Thursday, July 12, 2012

Controlling OSGi Services in Cloud Ecosystems

In my previous post I looked at the basics of setting up an OSGi Cloud Ecosystem. With that as a basis I'm going to look at an issue that was brought up during the second OSGi Cloud Workshop, held this year at EclipseCon in Washington, where this list of ideas was produced. One of topics on this list is about new ways in which services can fail in a cloud scenario. For example, a service invocation might fail because the service consumer's credit card has expired. Or the number of invocations allocated to a certain client has been used up, etc.

In this post I'll be looking at how to address this in the OSGi Cloud Ecosystem architecture that I've been writing about.

First lets look at the scenario where a cloud service grants a maximum number of invocations to a certain consumer.
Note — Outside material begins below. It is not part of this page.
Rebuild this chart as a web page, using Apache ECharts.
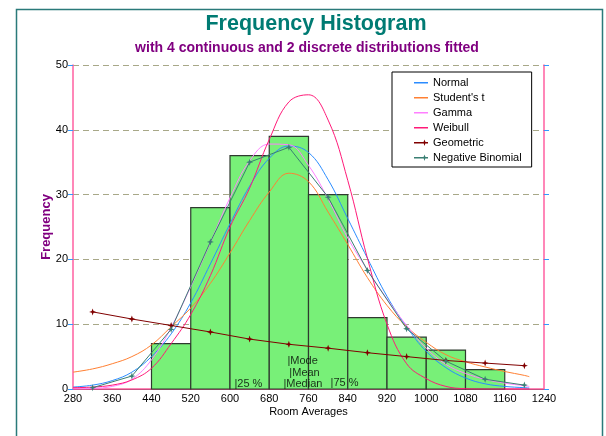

An invocation policy for a remote OSGi service


From the consumer side, I'm simply invoking my remote demo TestService as usual:
  TestService ts = ... from the Service Registry ...
  String result = ts.doit();

On the Service Provider side we need to add additional control. As this control (normally) only applies to remote consumers from another framework in the cloud I've extended the OSGi Remote Services implementation to provide extra control points. I did this on a branch of the Apache CXF-DOSGi project, which is the Remote Services implementation I'm using. I came up with the idea of a RemoteServiceFactory. Conceptually a bit similar to a normal OSGi ServiceFactory. Where the normal OSGi ServiceFactory can provide a new service instance for each client bundle, a RemoteServiceFactory can provide a new service (and exert other control) for each remote client. I'm currently distinguishing each client by IP address, not completely sure whether this covers all the cases, maybe some sort of a security context would also make sense in here.
My initial version of the RemoteServiceFactory interface looks like this:
  public interface RemoteServiceFactory {
    public Object getService(String clientIP, ServiceReference reference);
    public void ungetService(String clientIP, ServiceReference reference, Object service);
  }

Now we can put the additional controls in place. I can limit service invocations to 3 per IP address:
public class TestServiceRSF implements RemoteServiceFactory, ... {
  ConcurrentMap<String, AtomicInteger> invocationCountnew ConcurrentHashMap<>();

  @Override
  public Object getService(String clientIP, ServiceReference reference) {
    AtomicInteger count = getCount(clientIP);
    int amount = count.incrementAndGet();
    if (amount > 3)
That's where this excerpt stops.